Maybe Hideo is super into exploring the setting, and he wants to find out all the cool little details, like how the Tree Elves perform wedding ceremonies, and will happily detour from other concerns to explore this stuff.

Maybe Alex is here for the investigation; sie wants to know whodunnit, and will pursue answers over and above everything else.

Maybe Paulina is really here to explore her character, and is far more interested in their evolution as a person, and exploring that headspace, than most of what's going on around her.

Maybe Jo is Super Concerned about the Dark Lord of Ultimate Evil, and, thinks that, y'know, maybe it's best if they focus on averting the end of all life in the known universe. 

These ideas can express themselves in RPGs as well as other mediums, and since the audience and the actor are intertwined, this leads to some really great stuff. Also, problems.

RPGs can be more than one thing at a time, and often are

I know it's sort of implicitly stated above, but let's spell it out here: people can, and often will, be prioritizing different approaches at the same time, and sometimes that leads to conflict. And not the fun, necessary, Stories Are About Conflict sort, but the Hurt Feelings, Misunderstanding and Drama kind.

Also known as the crappy kind. We're gonna try to avoid that.

Pretty sound advice. 'Dat hair though!
In any RPG, you're going to run into different play styles, different approaches, different preferences in general. It's why we talk about things like MICE approaches, and GNS theory, and Robin Laws' player types. Because unlike film, the stage or the page (or monitor, I guess? E-reader screen?), RPGs are a collaborative storytelling medium by nature. Getting one person's cohesive vision through an RPG is really difficult, and frankly, undesirable. RPGs are special in large part because they're collaborative; it's that quality that leads to such investment from the creator/audience, and makes them so damn memorable and engaging.


Ask anyone who's been in a band how easy it is to get creative types on the same page. For that matter, anyone who's ever tried to get human beings to agree on where to go for lunch. Coordinating different agendas is tricky, and takes buy-in from everyone to make work; it's not just the GM's responsibility.

Once more, with feeling:

It's not just the GM's responsibility

The GM has the most capability to make this work, it's true. By setting scenes, moving the spotlight around, and keeping everybody's approaches in mind, they have the best seat to make this work. But without buy-in, active cooperation, and a heavy dose of mindfulness from the players, there's only so much to be done. Yes, the GM can - and should! - note their players' preferences, and keep moving things around so that everybody gets their particular itches scratched.

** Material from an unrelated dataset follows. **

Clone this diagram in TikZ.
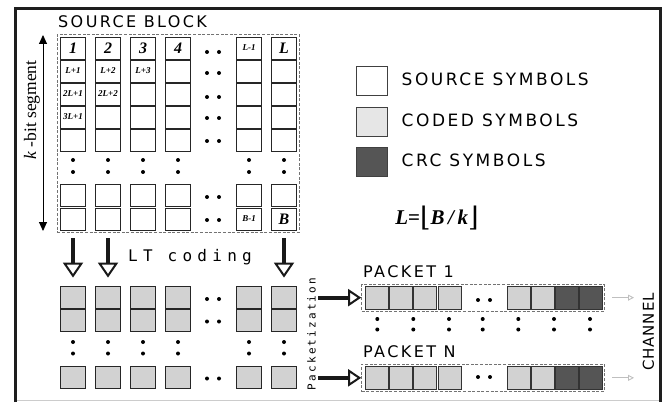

So with our example group above; if we've spent an hour of game time exploring Alien Tea Ceremonies (Hideo's thrilled), and we even managed to provide a moment of character reflection for Paulina, it's probably a good time to shift focus on to investigating the ambassador's murder, letting Alex sink hir teeth into the mystery, and giving Jo the satisfaction that no, nobody's forgotten about the impending end of the world.

And if the players are cognizant of this, then not only are they more patient when the focus isn't on their approach, there's more permission for everybody to engage with whatever's going on, because they know that they won't be forgotten about.

That takes mindfulness, and trust. But if you can get everyone on the same page, a game starts to really sing in ways it otherwise can't. If keeping these concepts in mind helps out with that, then this column has done its job.

If not, well, llamas and mice. Still pretty good times!


1 - Why yes, I did link the Wikipedia article. It's succinct. I had originally linked Witte's original EPPM paper, simply for the joy of doing so in an RPG blog. (Which, consequently, I have now done anyway), but I'd rather people get a quick, clean idea of what I mean. I love communication models, and given the chance, will gab about them incessantly.

2 - Pretty sure my old thesis committee doesn't read this blog. That's probably for the best ¯\_(ツ)_/¯ 

3 - Also for the sake of sparing y'all more Mouse Jokes. You're quite welcome.